# Data section
= = =

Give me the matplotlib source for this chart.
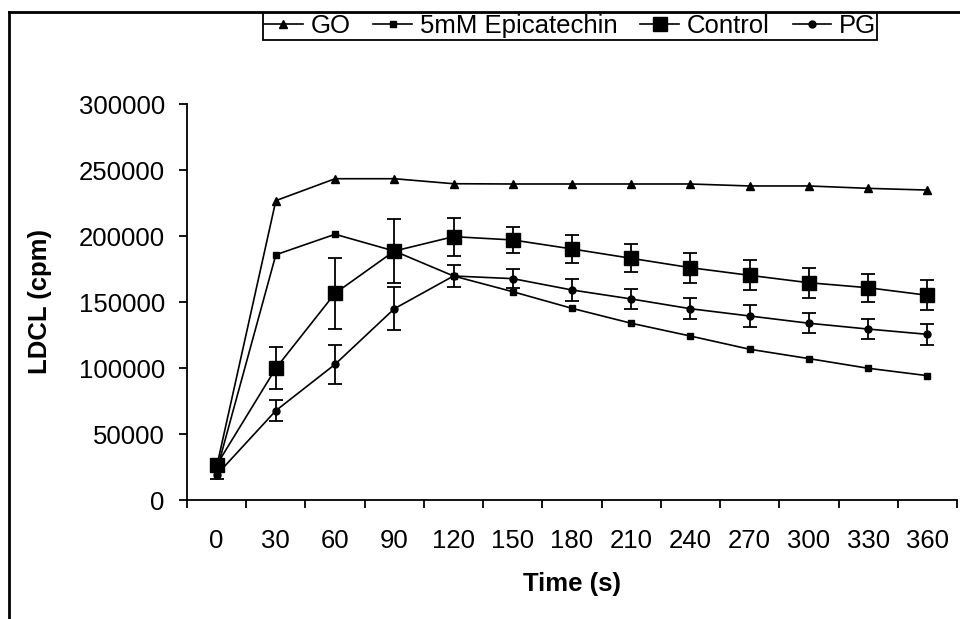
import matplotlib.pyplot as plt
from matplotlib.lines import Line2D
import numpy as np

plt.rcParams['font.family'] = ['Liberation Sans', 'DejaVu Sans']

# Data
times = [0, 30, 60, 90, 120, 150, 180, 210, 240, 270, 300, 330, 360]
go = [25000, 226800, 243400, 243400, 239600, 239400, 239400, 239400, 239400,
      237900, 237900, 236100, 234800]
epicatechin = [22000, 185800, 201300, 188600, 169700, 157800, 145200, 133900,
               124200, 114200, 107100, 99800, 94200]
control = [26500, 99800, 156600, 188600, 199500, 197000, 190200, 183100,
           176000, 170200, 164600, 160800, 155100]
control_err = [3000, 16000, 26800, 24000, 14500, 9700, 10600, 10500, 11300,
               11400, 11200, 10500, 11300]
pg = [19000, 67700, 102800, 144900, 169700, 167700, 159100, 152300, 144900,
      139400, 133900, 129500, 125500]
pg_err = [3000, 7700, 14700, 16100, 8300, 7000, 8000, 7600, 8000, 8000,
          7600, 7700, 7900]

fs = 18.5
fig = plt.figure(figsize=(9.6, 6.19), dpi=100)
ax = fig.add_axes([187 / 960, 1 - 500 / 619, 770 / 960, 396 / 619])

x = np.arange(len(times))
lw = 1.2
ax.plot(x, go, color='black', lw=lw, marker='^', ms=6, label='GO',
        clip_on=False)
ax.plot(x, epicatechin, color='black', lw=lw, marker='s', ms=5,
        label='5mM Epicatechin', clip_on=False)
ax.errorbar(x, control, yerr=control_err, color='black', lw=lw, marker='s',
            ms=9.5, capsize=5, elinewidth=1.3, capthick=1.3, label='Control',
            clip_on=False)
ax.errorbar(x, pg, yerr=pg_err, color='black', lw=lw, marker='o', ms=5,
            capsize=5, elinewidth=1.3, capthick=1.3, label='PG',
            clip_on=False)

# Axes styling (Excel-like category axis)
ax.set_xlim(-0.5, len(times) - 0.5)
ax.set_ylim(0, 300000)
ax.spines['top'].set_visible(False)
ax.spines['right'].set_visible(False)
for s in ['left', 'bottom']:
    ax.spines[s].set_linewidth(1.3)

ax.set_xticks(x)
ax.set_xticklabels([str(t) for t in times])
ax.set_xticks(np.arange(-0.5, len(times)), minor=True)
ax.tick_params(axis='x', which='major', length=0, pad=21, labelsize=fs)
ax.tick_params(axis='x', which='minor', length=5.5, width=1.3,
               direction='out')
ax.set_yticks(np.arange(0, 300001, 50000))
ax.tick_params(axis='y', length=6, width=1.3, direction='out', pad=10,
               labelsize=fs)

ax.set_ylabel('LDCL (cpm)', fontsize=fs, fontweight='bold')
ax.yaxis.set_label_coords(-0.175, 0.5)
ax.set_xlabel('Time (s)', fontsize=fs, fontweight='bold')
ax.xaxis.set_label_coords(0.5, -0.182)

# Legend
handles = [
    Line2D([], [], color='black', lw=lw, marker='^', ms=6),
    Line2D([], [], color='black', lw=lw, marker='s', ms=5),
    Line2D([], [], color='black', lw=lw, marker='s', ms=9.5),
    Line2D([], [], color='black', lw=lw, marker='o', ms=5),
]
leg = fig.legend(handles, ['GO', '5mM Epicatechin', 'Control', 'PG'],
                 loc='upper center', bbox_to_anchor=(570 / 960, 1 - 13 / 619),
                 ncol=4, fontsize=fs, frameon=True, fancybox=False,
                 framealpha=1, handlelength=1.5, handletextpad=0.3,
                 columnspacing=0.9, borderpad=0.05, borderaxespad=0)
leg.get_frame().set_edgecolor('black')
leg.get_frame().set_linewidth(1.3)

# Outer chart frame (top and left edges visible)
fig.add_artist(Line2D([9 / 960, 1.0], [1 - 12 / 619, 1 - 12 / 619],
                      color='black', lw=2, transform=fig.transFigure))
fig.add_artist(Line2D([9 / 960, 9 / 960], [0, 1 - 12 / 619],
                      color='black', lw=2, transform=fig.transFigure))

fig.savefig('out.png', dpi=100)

= = =

Repeat the data exactly in full, omitting its pictures.

Give me the matplotlib source for this chart.
import matplotlib.pyplot as plt
from matplotlib.lines import Line2D
import numpy as np

plt.rcParams['font.family'] = ['Liberation Sans', 'DejaVu Sans']

# Data
times = [0, 30, 60, 90, 120, 150, 180, 210, 240, 270, 300, 330, 360]
go = [25000, 226800, 243400, 243400, 239600, 239400, 239400, 239400, 239400,
      237900, 237900, 236100, 234800]
epicatechin = [22000, 185800, 201300, 188600, 169700, 157800, 145200, 133900,
               124200, 114200, 107100, 99800, 94200]
control = [26500, 99800, 156600, 188600, 199500, 197000, 190200, 183100,
           176000, 170200, 164600, 160800, 155100]
control_err = [3000, 16000, 26800, 24000, 14500, 9700, 10600, 10500, 11300,
               11400, 11200, 10500, 11300]
pg = [19000, 67700, 102800, 144900, 169700, 167700, 159100, 152300, 144900,
      139400, 133900, 129500, 125500]
pg_err = [3000, 7700, 14700, 16100, 8300, 7000, 8000, 7600, 8000, 8000,
          7600, 7700, 7900]

fs = 18.5
fig = plt.figure(figsize=(9.6, 6.19), dpi=100)
ax = fig.add_axes([187 / 960, 1 - 500 / 619, 770 / 960, 396 / 619])

x = np.arange(len(times))
lw = 1.2
ax.plot(x, go, color='black', lw=lw, marker='^', ms=6, label='GO',
        clip_on=False)
ax.plot(x, epicatechin, color='black', lw=lw, marker='s', ms=5,
        label='5mM Epicatechin', clip_on=False)
ax.errorbar(x, control, yerr=control_err, color='black', lw=lw, marker='s',
            ms=9.5, capsize=5, elinewidth=1.3, capthick=1.3, label='Control',
            clip_on=False)
ax.errorbar(x, pg, yerr=pg_err, color='black', lw=lw, marker='o', ms=5,
            capsize=5, elinewidth=1.3, capthick=1.3, label='PG',
            clip_on=False)

# Axes styling (Excel-like category axis)
ax.set_xlim(-0.5, len(times) - 0.5)
ax.set_ylim(0, 300000)
ax.spines['top'].set_visible(False)
ax.spines['right'].set_visible(False)
for s in ['left', 'bottom']:
    ax.spines[s].set_linewidth(1.3)

ax.set_xticks(x)
ax.set_xticklabels([str(t) for t in times])
ax.set_xticks(np.arange(-0.5, len(times)), minor=True)
ax.tick_params(axis='x', which='major', length=0, pad=21, labelsize=fs)
ax.tick_params(axis='x', which='minor', length=5.5, width=1.3,
               direction='out')
ax.set_yticks(np.arange(0, 300001, 50000))
ax.tick_params(axis='y', length=6, width=1.3, direction='out', pad=10,
               labelsize=fs)

ax.set_ylabel('LDCL (cpm)', fontsize=fs, fontweight='bold')
ax.yaxis.set_label_coords(-0.175, 0.5)
ax.set_xlabel('Time (s)', fontsize=fs, fontweight='bold')
ax.xaxis.set_label_coords(0.5, -0.182)

# Legend
handles = [
    Line2D([], [], color='black', lw=lw, marker='^', ms=6),
    Line2D([], [], color='black', lw=lw, marker='s', ms=5),
    Line2D([], [], color='black', lw=lw, marker='s', ms=9.5),
    Line2D([], [], color='black', lw=lw, marker='o', ms=5),
]
leg = fig.legend(handles, ['GO', '5mM Epicatechin', 'Control', 'PG'],
                 loc='upper center', bbox_to_anchor=(570 / 960, 1 - 13 / 619),
                 ncol=4, fontsize=fs, frameon=True, fancybox=False,
                 framealpha=1, handlelength=1.5, handletextpad=0.3,
                 columnspacing=0.9, borderpad=0.05, borderaxespad=0)
leg.get_frame().set_edgecolor('black')
leg.get_frame().set_linewidth(1.3)

# Outer chart frame (top and left edges visible)
fig.add_artist(Line2D([9 / 960, 1.0], [1 - 12 / 619, 1 - 12 / 619],
                      color='black', lw=2, transform=fig.transFigure))
fig.add_artist(Line2D([9 / 960, 9 / 960], [0, 1 - 12 / 619],
                      color='black', lw=2, transform=fig.transFigure))

fig.savefig('out.png', dpi=100)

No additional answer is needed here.